■ Task directions
Wherever the string "Apache" appears in the listing, copy that line.

##### Material to process #####

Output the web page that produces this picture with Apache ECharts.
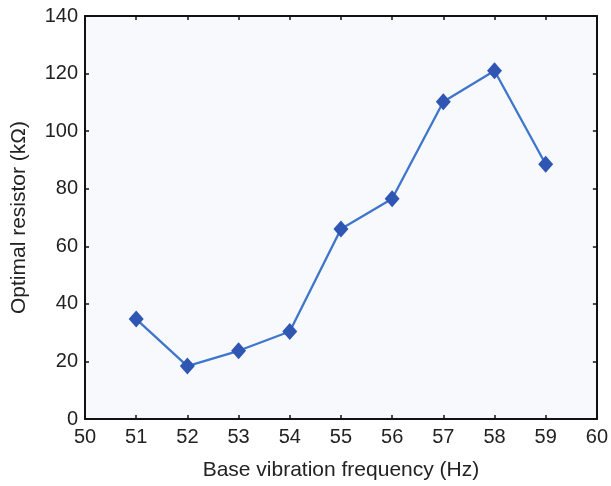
<!DOCTYPE html>
<html>
<head>
<meta charset="utf-8">
<script src="https://cdn.jsdelivr.net/npm/echarts@6/dist/echarts.min.js"></script>
<style>
  html, body { margin: 0; padding: 0; background: #ffffff; }
  #chart { width: 611px; height: 486px; }
</style>
</head>
<body>
<div id="chart"></div>
<script>
// Base vibration frequency (Hz) vs. optimal load resistance (kΩ)
const frequencies = [51, 52, 53, 54, 55, 56, 57, 58, 59];
const optimalResistance = [34.7, 18.4, 23.7, 30.4, 66.0, 76.5, 110.2, 121.0, 88.5];
const xTicks = [50, 51, 52, 53, 54, 55, 56, 57, 58, 59, 60];
const yTicks = [0, 20, 40, 60, 80, 100, 120, 140];

const points = frequencies.map((f, i) => [f, optimalResistance[i]]);

const font = 'Liberation Sans, Arial, Helvetica, sans-serif';
const textColor = '#222222';
const frameColor = '#111111';

const xRange = { min: xTicks[0], max: xTicks[xTicks.length - 1], interval: xTicks[1] - xTicks[0] };
const yRange = { min: yTicks[0], max: yTicks[yTicks.length - 1], interval: yTicks[1] - yTicks[0] };

const frameAxis = {
  axisLine: { show: true, onZero: false, lineStyle: { color: frameColor, width: 2 } },
  axisTick: { show: true, inside: true, length: 4, lineStyle: { color: frameColor, width: 1.5 } },
  splitLine: { show: false }
};

const chart = echarts.init(document.getElementById('chart'), null, { renderer: 'canvas' });
chart.setOption({
  animation: false,
  backgroundColor: '#ffffff',
  grid: {
    left: 85, top: 16, right: 13, bottom: 67,
    show: true, backgroundColor: '#f8f9fd', borderWidth: 0
  },
  xAxis: [
    Object.assign({
      type: 'value', position: 'bottom',
      name: 'Base vibration frequency (Hz)', nameLocation: 'middle', nameGap: 41,
      nameTextStyle: { fontFamily: font, fontSize: 21, color: textColor },
      axisLabel: { fontFamily: font, fontSize: 20, color: textColor, margin: 8 }
    }, xRange, frameAxis),
    Object.assign({
      type: 'value', position: 'top',
      axisLabel: { show: false }
    }, xRange, frameAxis)
  ],
  yAxis: [
    Object.assign({
      type: 'value', position: 'left',
      name: 'Optimal resistor (kΩ)', nameLocation: 'middle', nameGap: 55,
      nameTextStyle: { fontFamily: font, fontSize: 21, color: textColor },
      axisLabel: { fontFamily: font, fontSize: 20, color: textColor, margin: 7 }
    }, yRange, frameAxis),
    Object.assign({
      type: 'value', position: 'right',
      axisLabel: { show: false }
    }, yRange, frameAxis)
  ],
  series: [{
    type: 'line',
    data: points,
    xAxisIndex: 0,
    yAxisIndex: 0,
    symbol: 'diamond',
    symbolSize: [15, 17],
    lineStyle: { color: '#3d76cc', width: 2.3 },
    itemStyle: { color: '#2f56b3' }
  }]
});
</script>
</body>
</html>
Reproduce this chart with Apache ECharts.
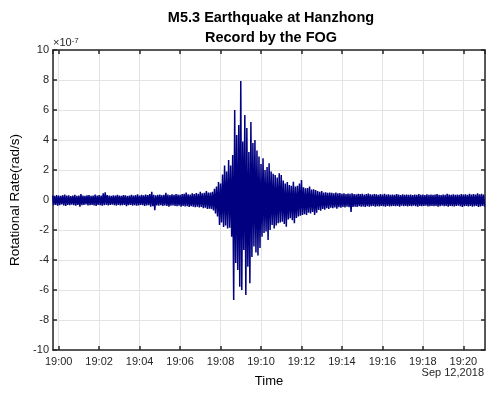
<!DOCTYPE html>
<html>
<head>
<meta charset="utf-8">
<script src="https://cdn.jsdelivr.net/npm/echarts@6/dist/echarts.min.js"></script>
<style>
  html, body { margin: 0; padding: 0; background: #fff; }
  #chart { width: 500px; height: 397px; }
</style>
</head>
<body>
<div id="chart"></div>
<script>
// time in minutes after 19:00, one envelope bin every 0.1 min (6 s)
const binStep = 0.1;

// quiet record before the quake, from 18:59:42
const preStart = -0.3;
const preHi = [
  0.30, 0.28, 0.33, 0.30, 0.27, 0.32, 0.36, 0.29, 0.31, 0.26,
  0.30, 0.34, 0.28, 0.30, 0.40, 0.29, 0.27, 0.31, 0.33, 0.28,
  0.30, 0.36, 0.29, 0.32, 0.30, 0.45, 0.52, 0.33, 0.30, 0.27,
  0.31, 0.29, 0.34, 0.30, 0.28, 0.33, 0.31, 0.27, 0.30, 0.35,
  0.29, 0.32, 0.38, 0.30, 0.34, 0.31, 0.36, 0.33, 0.40, 0.55,
  0.35, 0.31, 0.34, 0.37, 0.32, 0.35, 0.48, 0.36, 0.33, 0.38,
  0.35, 0.40, 0.36, 0.34, 0.39, 0.42, 0.50, 0.38, 0.36, 0.44,
  0.40, 0.46, 0.42, 0.55, 0.44, 0.48, 0.60, 0.50
];
const preLo = [
  -0.35, -0.32, -0.38, -0.34, -0.30, -0.36, -0.40, -0.33, -0.35, -0.31,
  -0.34, -0.38, -0.32, -0.45, -0.35, -0.33, -0.30, -0.36, -0.34, -0.32,
  -0.36, -0.40, -0.33, -0.35, -0.38, -0.34, -0.32, -0.36, -0.33, -0.31,
  -0.35, -0.37, -0.33, -0.36, -0.34, -0.32, -0.42, -0.35, -0.33, -0.37,
  -0.34, -0.38, -0.36, -0.33, -0.35, -0.39, -0.37, -0.34, -0.45, -0.42,
  -0.68, -0.36, -0.38, -0.35, -0.40, -0.37, -0.39, -0.44, -0.38, -0.36,
  -0.40, -0.42, -0.38, -0.45, -0.40, -0.43, -0.41, -0.46, -0.42, -0.44,
  -0.48, -0.45, -0.50, -0.47, -0.55, -0.52, -0.60, -0.58
];

// main shaking, 19:07:30 - 19:13:24
const quakeStart = 7.5;
const quakeHi = [
  0.50, 0.55, 0.75, 0.90, 1.20, 1.10, 1.70, 2.30, 1.90, 2.67,
  2.30, 3.00, 6.00, 4.33, 5.00, 7.93, 3.90, 5.67, 4.80, 3.20,
  5.20, 3.80, 4.00, 3.30, 2.90, 2.40, 2.78, 2.00, 2.20, 2.45,
  1.90, 1.75, 1.67, 1.50, 1.78, 1.67, 1.30, 1.10, 1.20, 1.00,
  0.95, 1.22, 0.90, 0.95, 1.10, 1.33, 0.85, 0.78, 0.80, 0.90,
  0.70, 0.72, 0.67, 0.60, 0.55, 0.60, 0.50, 0.52, 0.48, 0.50
];
const quakeLo = [
  -0.60, -0.70, -0.90, -1.10, -1.67, -1.50, -1.80, -1.70, -1.90, -1.85,
  -2.45, -6.67, -4.20, -4.67, -5.78, -6.00, -3.33, -6.33, -4.45, -5.55,
  -3.80, -3.10, -3.50, -3.70, -3.20, -2.45, -2.20, -2.10, -2.67, -2.00,
  -1.67, -1.90, -1.70, -1.55, -1.50, -1.45, -1.60, -1.78, -1.30, -1.22,
  -1.35, -1.55, -1.20, -1.10, -1.05, -1.00, -0.95, -1.00, -0.85, -0.90,
  -0.80, -1.00, -0.85, -0.67, -0.72, -0.60, -0.65, -0.55, -0.60, -0.52
];

// coda, 19:13:30 onwards
const postStart = 13.5;
const postHi = [
  0.48, 0.45, 0.50, 0.44, 0.46, 0.42, 0.45, 0.40, 0.43, 0.41,
  0.44, 0.40, 0.38, 0.42, 0.39, 0.41, 0.37, 0.40, 0.43, 0.38,
  0.36, 0.40, 0.38, 0.35, 0.39, 0.37, 0.42, 0.36, 0.38, 0.35,
  0.37, 0.34, 0.39, 0.36, 0.33, 0.38, 0.35, 0.37, 0.34, 0.36,
  0.33, 0.37, 0.35, 0.40, 0.34, 0.36, 0.33, 0.38, 0.35, 0.37,
  0.34, 0.36, 0.39, 0.35, 0.33, 0.37, 0.34, 0.41, 0.36, 0.35,
  0.38, 0.34, 0.37, 0.35, 0.40, 0.36, 0.38, 0.35, 0.42, 0.37,
  0.39, 0.36, 0.44, 0.38, 0.41, 0.37
];
const postLo = [
  -0.55, -0.50, -0.58, -0.48, -0.52, -0.46, -0.50, -0.45, -0.48, -0.80,
  -0.47, -0.44, -0.46, -0.42, -0.45, -0.43, -0.47, -0.41, -0.44, -0.42,
  -0.40, -0.44, -0.41, -0.43, -0.39, -0.42, -0.45, -0.40, -0.43, -0.41,
  -0.39, -0.42, -0.40, -0.44, -0.38, -0.41, -0.39, -0.43, -0.40, -0.42,
  -0.38, -0.41, -0.44, -0.39, -0.42, -0.40, -0.38, -0.43, -0.41, -0.39,
  -0.42, -0.40, -0.45, -0.41, -0.38, -0.42, -0.40, -0.44, -0.39, -0.41,
  -0.43, -0.40, -0.38, -0.42, -0.46, -0.41, -0.39, -0.43, -0.40, -0.44,
  -0.42, -0.39, -0.47, -0.43, -0.40, -0.45
];

const xMin = -0.28;
const xMax = 21.07;
const yMin = -10;
const yMax = 10;
const yStep = 2;

const FONT = "'Liberation Sans', Arial, sans-serif";
const AXIS_COLOR = "#262626";

// each bin gives its top then its bottom, so the line zigzags like the raw trace
const trace = [];
const addSegment = (start, hi, lo) => {
  hi.forEach((h, i) => {
    const t = start + i * binStep;
    trace.push([t, h]);
    trace.push([t + binStep / 2, lo[i]]);
  });
};
addSegment(preStart, preHi, preLo);
addSegment(quakeStart, quakeHi, quakeLo);
addSegment(postStart, postHi, postLo);

const timeLabel = (v) => {
  const r = Math.round(v);
  if (Math.abs(v - r) > 1e-6 || r % 2 !== 0) return "";
  return "19:" + String(r).padStart(2, "0");
};

const chart = echarts.init(document.getElementById("chart"));

const xBase = {
  type: "value",
  min: xMin,
  max: xMax,
  splitNumber: 10,
  axisLine: { show: true, onZero: false, lineStyle: { color: AXIS_COLOR, width: 1.5 } },
  axisTick: { show: true, inside: true, length: 4, lineStyle: { color: AXIS_COLOR, width: 1.5 } },
};
const yBase = {
  type: "value",
  min: yMin,
  max: yMax,
  interval: yStep,
  axisLine: { show: true, onZero: false, lineStyle: { color: AXIS_COLOR, width: 1.5 } },
  axisTick: { show: true, inside: true, length: 4, lineStyle: { color: AXIS_COLOR, width: 1.5 } },
};

const option = {
  animation: false,
  backgroundColor: "#fff",
  title: {
    text: "M5.3 Earthquake at Hanzhong\nRecord by the FOG",
    left: 266,
    top: 3,
    textAlign: "center",
    textStyle: {
      fontFamily: FONT,
      fontSize: 14.5,
      fontWeight: "bold",
      color: "#000",
      lineHeight: 20,
    },
  },
  grid: { left: 53, right: 15, top: 50, bottom: 47 },
  xAxis: [
    Object.assign({}, xBase, {
      position: "bottom",
      name: "Time",
      nameLocation: "middle",
      nameGap: 25,
      nameTextStyle: { fontFamily: FONT, fontSize: 13, color: "#000" },
      axisLabel: {
        margin: 6,
        fontFamily: FONT,
        fontSize: 11,
        color: AXIS_COLOR,
        showMinLabel: false,
        showMaxLabel: false,
        formatter: timeLabel,
      },
      splitLine: { show: true, lineStyle: { color: "#e3e3e3", width: 1 } },
    }),
    Object.assign({}, xBase, {
      position: "top",
      axisLabel: { show: false },
      splitLine: { show: false },
    }),
  ],
  yAxis: [
    Object.assign({}, yBase, {
      position: "left",
      name: "Rotational Rate(rad/s)",
      nameLocation: "middle",
      nameGap: 29,
      nameTextStyle: { fontFamily: FONT, fontSize: 13.5, color: "#000" },
      axisLabel: { margin: 4, fontFamily: FONT, fontSize: 11, color: AXIS_COLOR },
      splitLine: { show: true, lineStyle: { color: "#e3e3e3", width: 1 } },
    }),
    Object.assign({}, yBase, {
      position: "right",
      axisLabel: { show: false },
      splitLine: { show: false },
    }),
  ],
  graphic: [
    {
      type: "text",
      left: 53,
      top: 37,
      style: {
        text: "×10{s|-7}",
        fontFamily: FONT,
        fontSize: 11,
        fill: AXIS_COLOR,
        rich: {
          s: { fontFamily: FONT, fontSize: 8, verticalAlign: "top", fill: AXIS_COLOR },
        },
      },
    },
    {
      type: "text",
      right: 16,
      top: 367,
      style: {
        text: "Sep 12,2018",
        fontFamily: FONT,
        fontSize: 11,
        fill: AXIS_COLOR,
      },
    },
  ],
  series: [
    {
      name: "FOG",
      type: "line",
      data: trace,
      xAxisIndex: 0,
      yAxisIndex: 0,
      showSymbol: false,
      symbol: "none",
      sampling: false,
      lineStyle: { color: "#000080", width: 1.5 },
      z: 3,
    },
  ],
};

chart.setOption(option);
</script>
</body>
</html>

#####

■ Expected answer
Output the web page that produces this picture with Apache ECharts.
Reproduce this chart with Apache ECharts.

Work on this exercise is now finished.